Structure-Properties Relationship in Iron Oxide-Reduced Graphene Oxide Nanostructures for Li-Ion Batteries

Abstract

Non-aqueous sol-gel routes involving the reaction of metal oxide precursors in organic solvents (e.g., benzyl alcohol) at moderate temperature and pressure, offer advantages such as high purity, high reproducibility and the ability to control the crystal growth without the need of using additional ligands. In this paper, a study carried out on a series of iron oxide/reduced graphene oxide composites is presented to elucidate a structure-properties relationship leading to an improved electrochemical performance of such composites. Moreover, it is demonstrated that the easy production of the composites in a variety of temperature and composition ranges, allows a fine control over the final particles size, density and distribution. The materials obtained are remarkable in terms of the particle's size homogeneity and dispersion onto the reduced graphene oxide surface.

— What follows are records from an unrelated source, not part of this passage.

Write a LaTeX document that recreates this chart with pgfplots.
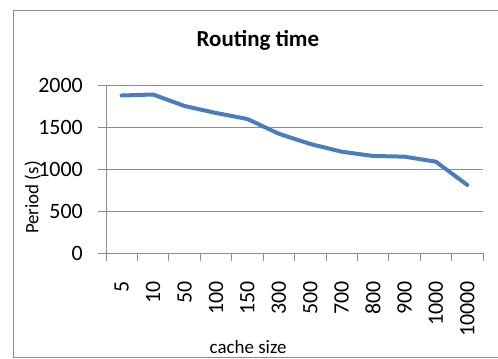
\documentclass[border=0pt]{standalone}
\usepackage{fontspec}
\setmainfont{Carlito}
\usepackage{pgfplots}
\pgfplotsset{compat=1.18}
\definecolor{xlblue}{HTML}{4A7EBB}
\definecolor{gridgray}{HTML}{8C8C8C}
\begin{document}
\begin{tikzpicture}[x=1bp,y=1bp]
\useasboundingbox (0,0) rectangle (498,358);
\draw[gridgray,line width=0.8bp] (13,1) -- (13,348) -- (500,348);
\draw[gridgray,line width=0.8bp] (13,1) -- (500,1);
\begin{axis}[
  at={(106bp,105bp)}, anchor=south west,
  scale only axis, width=377bp, height=168bp,
  xmin=-0.5, xmax=11.5, ymin=0, ymax=2000,
  axis x line*=bottom, axis y line*=left,
  axis line style={gridgray, line width=0.8bp},
  every outer x axis line/.append style={-}, every outer y axis line/.append style={-},
  xtick={0,...,11},
  xticklabels={5,10,50,100,150,300,500,700,800,900,1000,10000},
  major x tick style={draw=none},
  minor xtick={-0.5,0.5,...,11.5},
  minor tick length=8bp,
  minor x tick style={gridgray, line width=0.8bp},
  tick align=outside,
  ytick={0,500,1000,1500,2000},
  major tick length=8bp,
  ytick style={gridgray, line width=0.8bp},
  ymajorgrids, grid style={gridgray, line width=0.8bp},
  /pgf/number format/assume math mode=true,
  /pgf/number format/1000 sep={},
  tick label style={font=\fontsize{22}{26}\selectfont, text=black},
  xticklabel style={rotate=90, anchor=east, inner sep=0pt, xshift=-20bp},
  yticklabel style={anchor=east, inner sep=0pt, xshift=-15bp},
  title={Routing time},
  title style={font=\bfseries\fontsize{23}{27}\selectfont, at={(axis description cs:0.403,1.23)}, anchor=center},
  xlabel={cache size},
  xlabel style={font=\fontsize{19}{22}\selectfont, at={(axis description cs:0.377,-0.56)}, anchor=center},
  ylabel={Period (s)},
  ylabel style={font=\fontsize{19}{22}\selectfont, at={(axis description cs:-0.194,0.33)}, anchor=center},
  clip=false,
]
\addplot[xlblue, line width=4bp, line join=round, line cap=round] coordinates {
(0,1875) (1,1887) (2,1750) (3,1667) (4,1595) (5,1420) (6,1298) (7,1206) (8,1155) (9,1147) (10,1087) (11,810)
};
\end{axis}
\end{tikzpicture}
\end{document}
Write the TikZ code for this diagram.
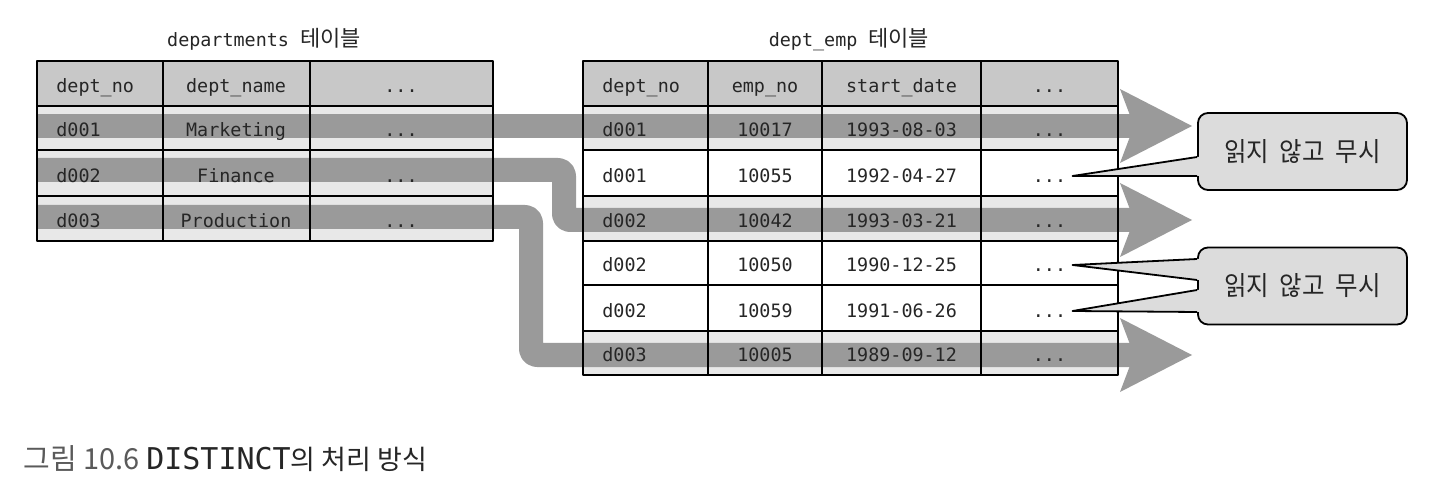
\documentclass[tikz,border=0pt]{standalone}
\usepackage{fontspec}
\setmonofont{DejaVu Sans Mono}
\newfontfamily\krfont{Noto Sans CJK KR}
\newfontfamily\krnarrow[FakeStretch=0.92]{Noto Sans CJK KR}
\usepackage{xcolor}
\usepackage{tikz}
\usetikzlibrary{calc}

\definecolor{hdrgray}{HTML}{C8C8C8}
\definecolor{rowgray}{HTML}{E8E8E8}
\definecolor{flowgray}{HTML}{9A9A9A}
\definecolor{boxgray}{HTML}{DCDCDC}
\definecolor{txtgray}{HTML}{262626}
\definecolor{capgray}{HTML}{5A5A5A}

\begin{document}
\begin{tikzpicture}[x=0.5pt,y=-0.5pt,line join=round,
  cell/.style={font=\ttfamily\fontsize{9.2}{11}\selectfont,text=txtgray,inner sep=0pt},
  grid/.style={line width=1pt},
  flow/.style={line width=12pt,draw=flowgray,rounded corners=3pt},
  note/.style={draw,line width=0.9pt,fill=boxgray,rounded corners=5pt,
    minimum width=104.5pt,minimum height=38.5pt,text=txtgray,
    font=\krnarrow\fontsize{13.3}{15}\selectfont}]
  \useasboundingbox (0,0) rectangle (1430,497);
  \fill[white] (0,0) rectangle (1430,497);
  % row shading
  \fill[hdrgray] (37,61) rectangle (493,106);
  \fill[rowgray] (37,106) rectangle (493,241);
  \fill[hdrgray] (583,61) rectangle (1118,106);
  \fill[rowgray] (583,106) rectangle (1118,150);
  \fill[rowgray] (583,196) rectangle (1118,241);
  \fill[rowgray] (583,331) rectangle (1118,375);
  % flows
  \coordinate (s1) at (37,126);
  \coordinate (s2) at (37,170);
  \coordinate (s3) at (37,217);
  \coordinate (k2) at (564,220);
  \coordinate (k3) at (531,355);
  \coordinate (e1) at (1134,126);
  \coordinate (e2) at (1134,220);
  \coordinate (e3) at (1134,355);
  \draw[flow] (s1) -- (e1);
  \draw[flow] (s2) -| (k2) -- (e2);
  \draw[flow] (s3) -| (k3) -- (e3);
  \foreach \e in {e1,e2,e3}
    \fill[flowgray] ($(\e)+(-14,-37)$) -- ($(\e)+(58,0)$) -- ($(\e)+(-14,37)$) -- (\e) -- cycle;
  % grids
  \draw[grid] (37,61) rectangle (493,241);
  \draw[grid] (163,61) -- (163,241) (310,61) -- (310,241);
  \foreach \y in {106,150,196} \draw[grid] (37,\y) -- (493,\y);
  \draw[grid] (583,61) rectangle (1118,375);
  \foreach \x in {708,822,981} \draw[grid] (\x,61) -- (\x,375);
  \foreach \y in {106,150,196,241,285,331} \draw[grid] (583,\y) -- (1118,\y);
  % titles
  \node[cell,anchor=base] (dep-title) at (264,47) {departments {\krfont\fontsize{11}{13}\selectfont 테이블}};
  \node[cell,anchor=base] (emp-title) at (849,47) {dept\_emp {\krfont\fontsize{11}{13}\selectfont 테이블}};
  % departments
  \foreach \r/\yb/\a/\b in {0/92.5/dept\_no/dept\_name,1/136.5/d001/Marketing,
      2/182.5/d002/Finance,3/227.5/d003/Production}{
    \node[cell,anchor=base west] (dep-\r-1) at (56,\yb) {\a};
    \node[cell,anchor=base] (dep-\r-2) at (236,\yb) {\b};
    \node[cell,anchor=base] (dep-\r-3) at (401,\yb) {...};
  }
  % dept_emp
  \foreach \r/\yb/\a/\b/\c in {0/92.5/dept\_no/emp\_no/start\_date,
      1/136.5/d001/10017/1993-08-03,2/182.5/d001/10055/1992-04-27,
      3/227.5/d002/10042/1993-03-21,4/271.5/d002/10050/1990-12-25,
      5/317.5/d002/10059/1991-06-26,6/361.5/d003/10005/1989-09-12}{
    \node[cell,anchor=base west] (emp-\r-1) at (602,\yb) {\a};
    \node[cell,anchor=base] (emp-\r-2) at (765,\yb) {\b};
    \node[cell,anchor=base] (emp-\r-3) at (901.5,\yb) {\c};
    \node[cell,anchor=base] (emp-\r-4) at (1049.5,\yb) {...};
  }
  % callouts
  \node[note] (skip1) at (1302.5,151.5) {읽지\ \ 않고\ \ 무시};
  \node[note] (skip2) at (1302.5,286) {읽지\ \ 않고\ \ 무시};
  \coordinate (t1) at ($(emp-2-4.base east)+(6,-6.5)$);
  \coordinate (t2) at ($(emp-4-4.base east)+(6,-6.5)$);
  \coordinate (t3) at ($(emp-5-4.base east)+(6,-6.5)$);
  \foreach \b/\t/\u/\v in {skip1/t1/5.5/24.5,skip2/t2/-27/-6,skip2/t3/4/26}{
    \fill[boxgray] ($(\b.west)+(3,\u)$) -- ($(\b.west)+(0,\u)$) -- (\t)
      -- ($(\b.west)+(0,\v)$) -- ($(\b.west)+(3,\v)$) -- cycle;
    \draw[line width=0.9pt] ($(\b.west)+(0,\u)$) -- (\t) -- ($(\b.west)+(0,\v)$);
  }
  % caption
  \node[anchor=base west,inner sep=0pt] (cap) at (23,469)
    {\textcolor{capgray}{\krfont\fontsize{14.5}{17}\selectfont 그림 10.6}
     {\ttfamily\fontsize{15}{17}\selectfont\color{txtgray}DISTINCT}%
     {\krfont\fontsize{13.5}{17}\selectfont\color{txtgray}의 처리 방식}};
\end{tikzpicture}
\end{document}
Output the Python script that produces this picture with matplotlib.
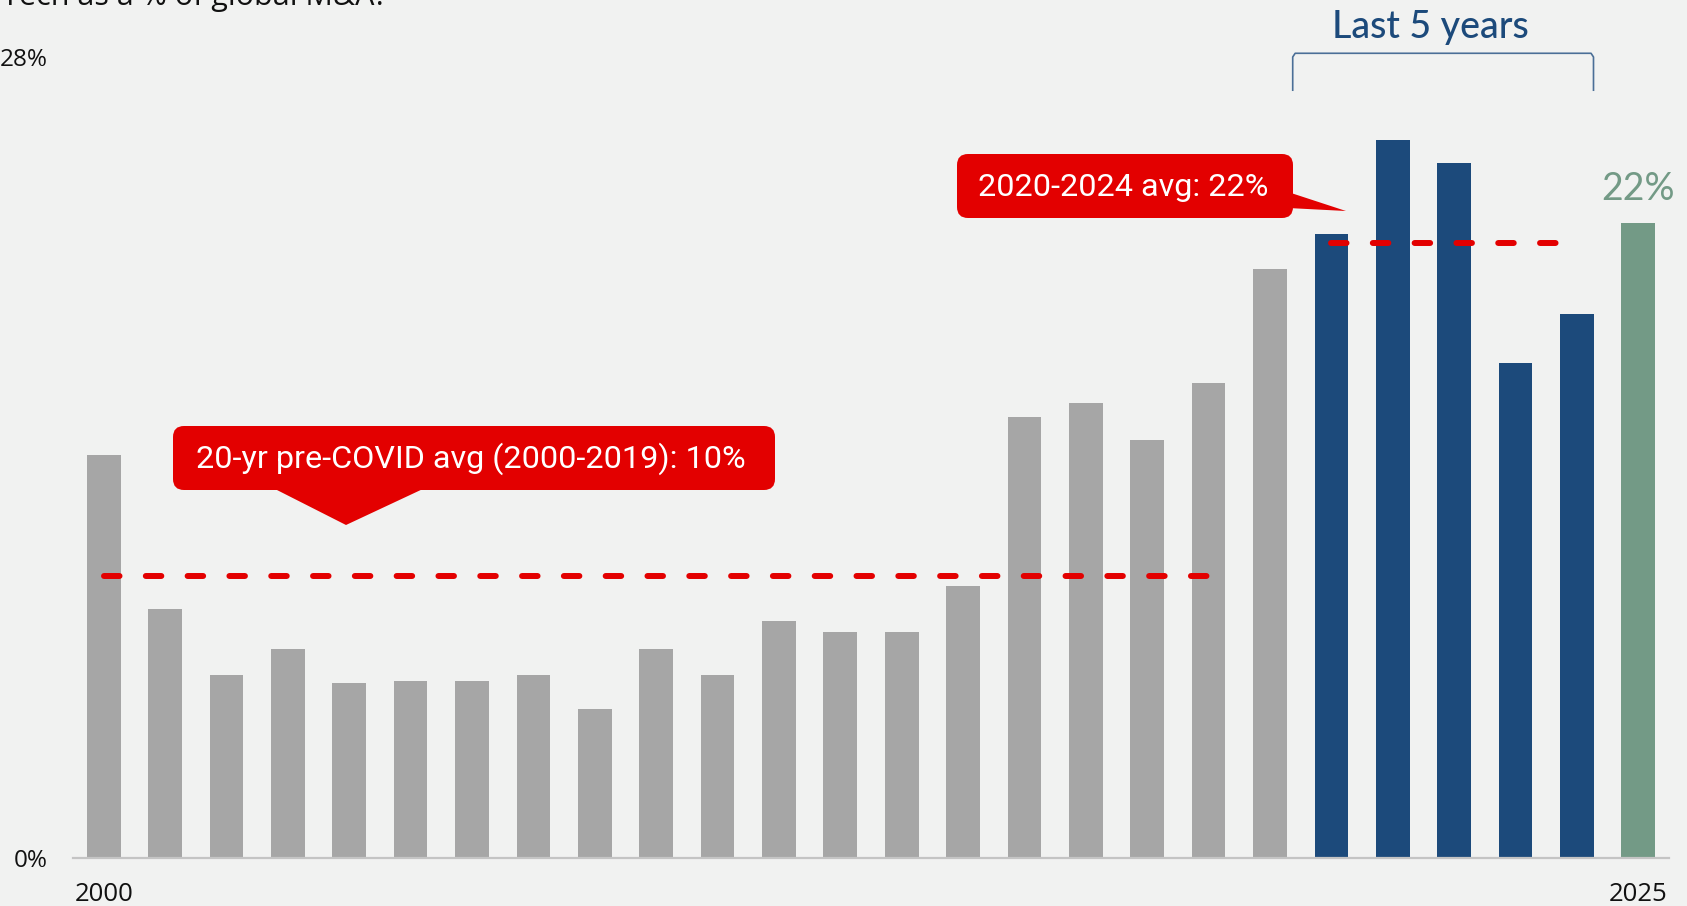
import matplotlib
matplotlib.use("Agg")
import matplotlib.pyplot as plt
from matplotlib.patches import FancyBboxPatch, Polygon
import numpy as np

# Tech deal value as a share of global M&A, by year
years = list(range(2000, 2026))
share = [14.1, 8.7, 6.4, 7.3, 6.1, 6.2, 6.2, 6.4, 5.2, 7.3,
         6.4, 8.3, 7.9, 7.9, 9.5, 15.4, 15.9, 14.6, 16.6, 20.6,
         21.8, 25.1, 24.3, 17.3, 19.0, 22.2]
tick_years = [2000, 2025]
y_ticks = [0, 28]

pre_covid_years = years[:20]
recent_years = years[20:25]
pre_covid_avg = float(np.mean(share[:20]))
recent_avg = float(np.mean(share[20:25]))

BG = "#f1f2f1"
GREY = "#a6a6a6"
BLUE = "#1c4a7b"
GREEN = "#739a86"
RED = "#e30000"

W, H = 1687, 906
fig = plt.figure(figsize=(W / 100, H / 100), dpi=100, facecolor=BG)
ax = fig.add_axes([73 / W, 1 - 858 / H, (1669 - 73) / W, (858 - 57) / H])
ax.set_facecolor(BG)

colors = [GREY] * 20 + [BLUE] * 5 + [GREEN]
ax.bar(years, share, width=0.55, color=colors, zorder=2)

ax.set_xlim(1999.5, 2025.5)
ax.set_ylim(0, 28)
for s in ["top", "right", "left"]:
    ax.spines[s].set_visible(False)
ax.spines["bottom"].set_color("#c4c4c4")
ax.spines["bottom"].set_linewidth(1.6)

ax.set_xticks(tick_years)
ax.set_xticklabels([str(y) for y in tick_years], fontsize=18.5,
                   family="Open Sans", color="#111111")
ax.set_yticks(y_ticks)
ax.set_yticklabels([f"{v}%" for v in y_ticks], fontsize=17.5,
                   family="Open Sans", color="#111111")
ax.tick_params(axis="both", length=0)
ax.tick_params(axis="y", pad=18)
ax.tick_params(axis="x", pad=17.5)

# average reference lines
dash = (0, (2.6, 4.4))
ax.plot([2000, 2018.05], [pre_covid_avg] * 2, color=RED, lw=4.3,
        linestyle=dash, dash_capstyle="round", zorder=3)
ax.plot([2020, 2023.75], [recent_avg] * 2, color=RED, lw=4.3,
        linestyle=dash, dash_capstyle="round", zorder=3)

# 2025 value label
ax.text(years[-1], share[-1] + 1.17, f"{share[-1]:.0f}%", ha="center",
        va="center", fontsize=27, family="Lato", color=GREEN)

# "Last 5 years" bracket
bx0, bx1 = 2019.37, 2024.27
ax.plot([bx0, bx0, bx0 + 0.04, bx1 - 0.04, bx1, bx1],
        [26.84, 28.0, 28.13, 28.13, 28.0, 26.84],
        color="#4b6f97", lw=1.2, clip_on=False, zorder=3)
ax.text(2021.62, 28.66, "Last 5 years", ha="center", va="baseline",
        fontsize=27, family="Lato", fontweight="medium", color=BLUE,
        clip_on=False)

# callouts drawn on a pixel overlay
ov = fig.add_axes([0, 0, 1, 1], zorder=5)
ov.set_xlim(0, W)
ov.set_ylim(H, 0)
ov.axis("off")

def callout(x, y, w, h, pointer, label, tx):
    ov.add_patch(FancyBboxPatch((x, y), w, h,
                                boxstyle="round,pad=0,rounding_size=11",
                                fc=RED, ec="none"))
    ov.add_patch(Polygon(pointer, closed=True, fc=RED, ec="none"))
    ov.text(tx, y + h / 2 + 1, label, ha="center", va="center",
            fontsize=23.3, family="Roboto", color="white")

callout(957, 154, 336, 64, [(1288, 192), (1346, 211), (1288, 208)],
        f"{recent_years[0]}-{recent_years[-1]} avg: {recent_avg:.0f}%", 1123.5)
callout(173, 426, 602, 64, [(273, 488), (346, 525), (425, 488)],
        f"20-yr pre-COVID avg ({pre_covid_years[0]}-{pre_covid_years[-1]}): "
        f"{pre_covid_avg:.0f}%", 471)

# chart heading, running off the top edge
fig.text(388 / W, 1 - 5 / H, "Tech as a % of global M&A?", ha="right",
         va="baseline", fontsize=22, family="Open Sans", color="#111111")

fig.savefig("out.png", dpi=100, facecolor=BG)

Moreover, the synthesis method used to obtain the graphene oxide clearly affects the performances of the final composites through the control of the restacking of the reduced graphene oxide sheets. It is shown that a homogeneous and less defective reduced graphene oxide enables good electrochemical performances even at high current densities (over 500 mAh/g delivered at current densities as high as 1600 mA/g). The electrochemical properties of improved samples reach the best compromise between specific capacity, rate capability and cycle stability reported so far.